E qui arriva la parte che brucia: non possiamo più accontentarci dei “forse”. Da anni, la community chiede un segnale. Da anni, si sussurra di patch, di upgrade, di porting su PC. Nulla. Solo il silenzio assordante di chi preferisce ignorare, forse per paura di non saper gestire il peso dell’attesa. Ma la verità è che il tempo ha reso Bloodborne ancora più grande. È diventato un simbolo.
Ogni volta che esce un nuovo soulslike, Bloodborne è lì, come una stella polare. Ogni volta che un titolo prova a ricrearne la formula, finisce per esserne un’eco sbiadita. Nessuno ha mai saputo rifare quella sensazione: il ritmo frenetico, la pressione costante, l’equilibrio tra brutalità e grazia. Nessuno. E forse proprio per questo, l’unico modo per rendergli giustizia è tornare alle origini — ma con la maturità tecnica che oggi possiamo permetterci.
Guardiamo in faccia la realtà: l’industria odierna vive di remake, reboot, remaster. Ma raramente questi processi hanno un senso profondo. Spesso servono solo a riempire cataloghi, a rassicurare i publisher. Con Bloodborne sarebbe diverso. Sarebbe un gesto d'amore. Un modo per dire che il remake può essere anche un atto di devozione verso il videogioco come linguaggio.
Non un’operazione commerciale, ma una restituzione culturale. Bluepoint, con il suo curriculum, è l’unico team capace di affrontare questo compito senza profanarlo. Perché ha già dimostrato che si può ricostruire qualcosa di sacro senza togliergli l’aura.
La speranza oscura
Meritiamo Bloodborne Remake perché meritiamo che qualcuno si prenda la responsabilità di ricordarci cosa significa osare. Di ricordarci che il videogioco può essere arte nel senso più crudo e viscerale del termine. E soprattutto, meritiamo che quell’arte non venga lasciata marcire per pigrizia. Bluepoint ha tra le mani l’occasione perfetta per dimostrare che non tutti i remake sono operazioni nostalgiche. Alcuni sono atti di coraggio. E il coraggio, in tempi di conformismo creativo, è la cosa più rivoluzionaria che si possa chiedere.

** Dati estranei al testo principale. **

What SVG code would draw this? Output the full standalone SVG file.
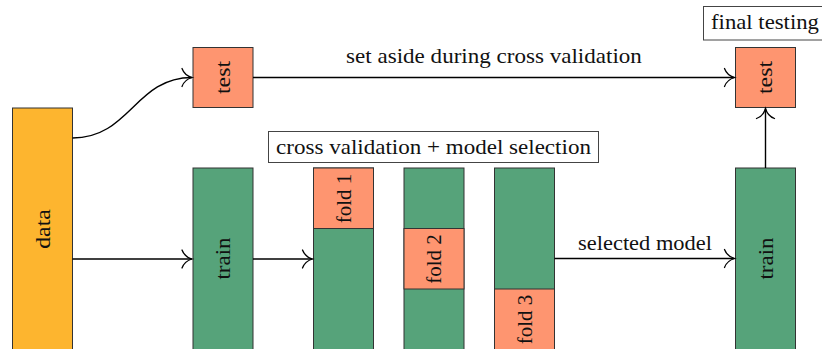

Quindi sì, basta sussurrare. Basta sperare timidamente. È il momento di pretendere. Perché dopo dieci anni di silenzio, di rumor soffocati, di frame traballanti e di preghiere digitali, un’idea è rimasta ferma nella mente di chiunque abbia affrontato Yharnam: non può finire così. E forse, proprio in quel cantiere segreto in cui Bluepoint affila le sue armi, qualcosa si muove. Forse l’incubo sta per risvegliarsi, più lucido, più spietato, più nostro che mai.
E se davvero accadrà, non chiamatelo remake. Chiamatelo riscatto.